The new Intel Z2760 Atom CPU is actually a decent compromise- I'm regularly getting 10hrs battery life on my Ativ 500 tablet running Win8 Pro and use it as my main machine (I'm travelling a lot!). Basic office/web browsing is nice and fast and so the bigger laptop stays at home mainly for games! The machine cost me about £550 (albeit in Korea) so, for what I need, it's better than an ultrabook at about half the price. However, I hear this class of machine is hard to get hold of (screens+CPU?) so I think they're too late to make much impact this year- seems to me that ARM's competitive effect has caused Intel to up its game a bit!
PUE can be less than 1
There's plenty of room to improve PUE more. Iceotope, a new technology company based in Sheffield, is offering liquid cooled kit which means that the heat is extracted without active cooling and, as you get to drop the fans from each blade, the PUE is (at least in one interpretation of that number) ends up being less than 1.

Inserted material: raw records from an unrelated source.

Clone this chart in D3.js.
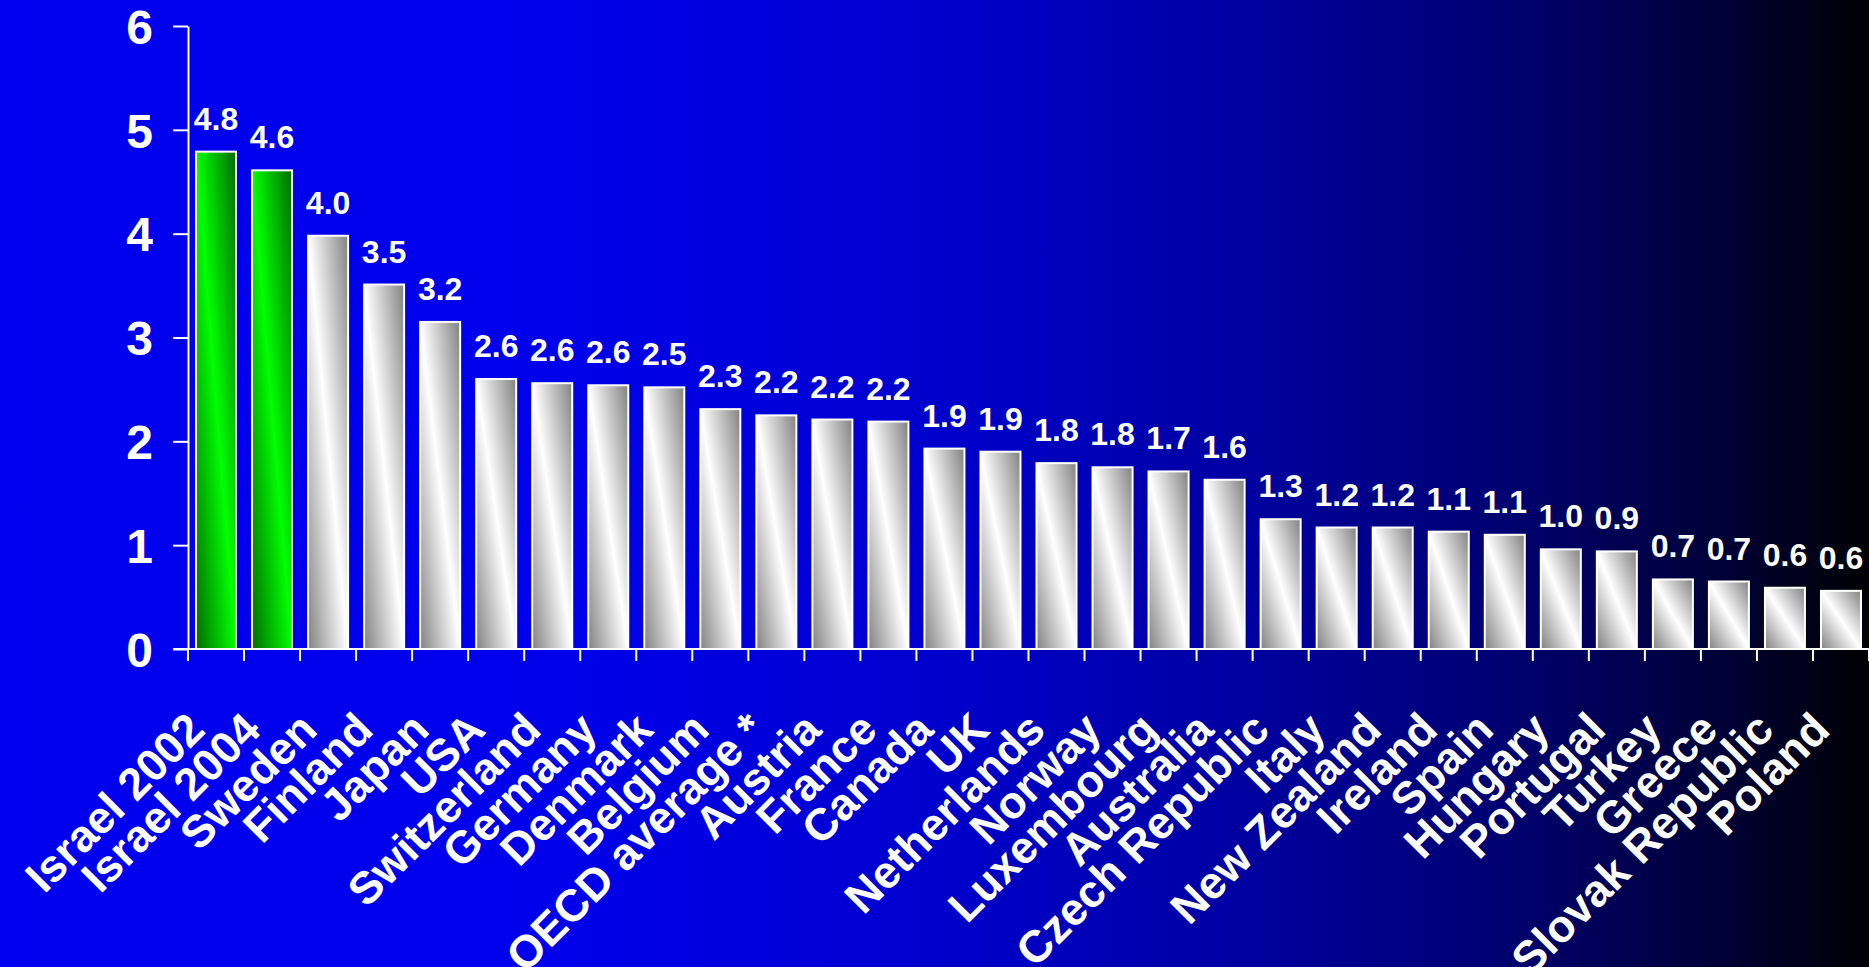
<!DOCTYPE html>
<html>
<head>
<meta charset="utf-8">
<script src="https://cdn.jsdelivr.net/npm/d3@7"></script>
<style>
  html, body { margin: 0; padding: 0; background: #000; overflow: hidden; }
  svg text { font-family: "Liberation Sans", Arial, sans-serif; font-weight: bold; fill: #fff; }
</style>
</head>
<body>
<svg id="chart" width="1869" height="967"></svg>
<script>
// data
const countries = ["Israel 2002", "Israel 2004", "Sweden", "Finland", "Japan", "USA",
  "Switzerland", "Germany", "Denmark", "Belgium", "OECD average *", "Austria", "France",
  "Canada", "UK", "Netherlands", "Norway", "Luxembourg", "Australia", "Czech Republic",
  "Italy", "New Zealand", "Ireland", "Spain", "Hungary", "Portugal", "Turkey", "Greece",
  "Slovak Republic", "Poland"];
const values = [4.79, 4.61, 3.98, 3.51, 3.15, 2.60, 2.56, 2.54, 2.52, 2.31, 2.25, 2.21, 2.19,
  1.93, 1.90, 1.79, 1.75, 1.71, 1.63, 1.25, 1.17, 1.17, 1.13, 1.10, 0.96, 0.94, 0.67, 0.65,
  0.59, 0.56];
const valueLabels = ["4.8", "4.6", "4.0", "3.5", "3.2", "2.6", "2.6", "2.6", "2.5", "2.3", "2.2",
  "2.2", "2.2", "1.9", "1.9", "1.8", "1.8", "1.7", "1.6", "1.3", "1.2", "1.2", "1.1", "1.1",
  "1.0", "0.9", "0.7", "0.7", "0.6", "0.6"];
const highlighted = ["Israel 2002", "Israel 2004"];
const yTicks = [0, 1, 2, 3, 4, 5, 6];

const data = countries.map((c, i) => ({ name: c, value: values[i], label: valueLabels[i] }));

const svg = d3.select("svg#chart");
const width = +svg.attr("width");
const height = +svg.attr("height");
const margin = { top: 26, left: 188, bottom: 318 };
const baseY = height - margin.bottom; // 649

const defs = svg.append("defs");

// background: blue fading to black on the right
const bg = defs.append("linearGradient").attr("id", "bg")
  .attr("x1", 0).attr("y1", 0).attr("x2", 1).attr("y2", 0);
[[0, 240], [0.3, 235], [0.5, 205], [0.65, 165], [0.8, 115], [0.92, 55], [1, 4]].forEach(s => {
  bg.append("stop").attr("offset", s[0]).attr("stop-color", `rgb(0,0,${s[1]})`);
});
svg.append("rect").attr("width", width).attr("height", height).attr("fill", "url(#bg)");

// diagonal bar shading
function barGradient(id, edge, mid) {
  const g = defs.append("linearGradient").attr("id", id)
    .attr("x1", 1).attr("y1", 0).attr("x2", 0).attr("y2", 1);
  g.append("stop").attr("offset", 0).attr("stop-color", edge);
  g.append("stop").attr("offset", 0.5).attr("stop-color", mid);
  g.append("stop").attr("offset", 1).attr("stop-color", edge);
}
barGradient("greenBar", "#006c00", "#00ff00");
barGradient("whiteBar", "#828282", "#ffffff");

// scales
const x = d3.scaleBand()
  .domain(countries)
  .range([margin.left, width])
  .paddingInner(0.286)
  .paddingOuter(0.143);

const y = d3.scaleLinear().domain([0, 6]).range([baseY, margin.top]);

// y axis
const yAxis = svg.append("g")
  .attr("class", "y axis")
  .attr("transform", `translate(${margin.left},0)`)
  .call(d3.axisLeft(y).tickValues(yTicks).tickFormat(d3.format("d"))
    .tickSize(15).tickSizeOuter(0).tickPadding(20));
yAxis.selectAll("path, line").attr("stroke", "#fff").attr("stroke-width", 2);
yAxis.selectAll("text")
  .attr("fill", "#fff")
  .style("font-size", "48px")
  .attr("dy", "0.36em");

// bars
svg.append("g").selectAll("rect")
  .data(data)
  .join("rect")
  .attr("x", d => x(d.name))
  .attr("y", d => y(d.value))
  .attr("width", x.bandwidth())
  .attr("height", d => baseY - y(d.value))
  .attr("fill", d => highlighted.includes(d.name) ? "url(#greenBar)" : "url(#whiteBar)")
  .attr("stroke", "#fff")
  .attr("stroke-width", 2);

// value labels
svg.append("g").selectAll("text")
  .data(data)
  .join("text")
  .attr("x", d => x(d.name) + x.bandwidth() / 2)
  .attr("y", d => y(d.value) - 22)
  .attr("text-anchor", "middle")
  .style("font-size", "32px")
  .text(d => d.label);

// x axis: line, ticks between categories, rotated names
const xAxis = svg.append("g").attr("class", "x axis");
xAxis.append("line")
  .attr("x1", margin.left - 15).attr("x2", width)
  .attr("y1", baseY).attr("y2", baseY)
  .attr("stroke", "#fff").attr("stroke-width", 2);

const bounds = countries.map(c => x(c) - x.step() * x.paddingOuter());
bounds.push(width);
xAxis.selectAll("line.tick")
  .data(bounds)
  .join("line")
  .attr("class", "tick")
  .attr("x1", d => d).attr("x2", d => d)
  .attr("y1", baseY).attr("y2", baseY + 12)
  .attr("stroke", "#fff").attr("stroke-width", 2);

const names = svg.append("g")
  .attr("transform", `translate(0,${baseY})`)
  .call(d3.axisBottom(x).tickSize(0).tickSizeOuter(0));
names.select(".domain").remove();
names.selectAll("text")
  .attr("fill", "#fff")
  .attr("x", 0).attr("y", 0).attr("dy", 0)
  .attr("text-anchor", "end")
  .attr("transform", "translate(-9,83) rotate(-45)")
  .style("font-size", "45px");
</script>
</body>
</html>
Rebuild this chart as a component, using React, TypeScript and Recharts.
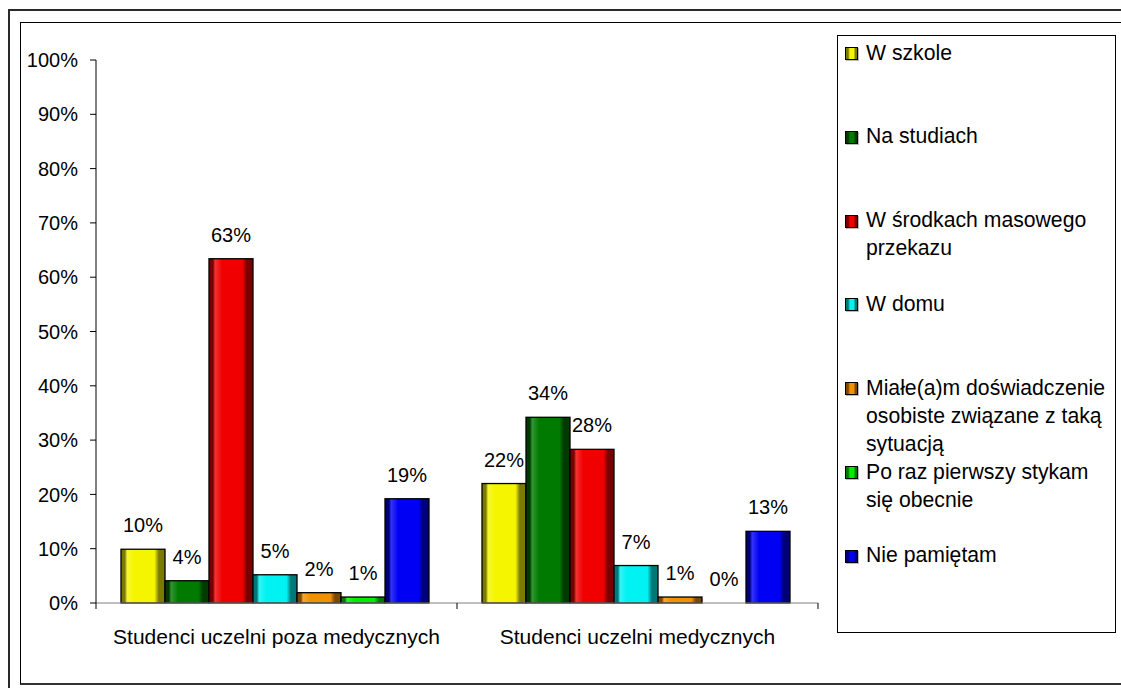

Re: What plannet are you living on?
Patents are a huge help to small innovative businesses- or at least the one I run! They give investors the confidence that the business can drive a good exit for their investment without which really innovative businesses would be impossible to fund properly. Bad patents are bad, and especially in the US there is a legacy of "un-inventive" patents going back years, but it doesn't mean that we'd all be better off without any!
Re: Exactly
erm I'm pretty sure that Blu-ray is compressed with H264 too but it can be at quite a high bit rate c.f. terrestrial dvb
Re: 1080p?
I seem to remember reading that only 25% of internet-capable TV's are ever actually connected to the internet!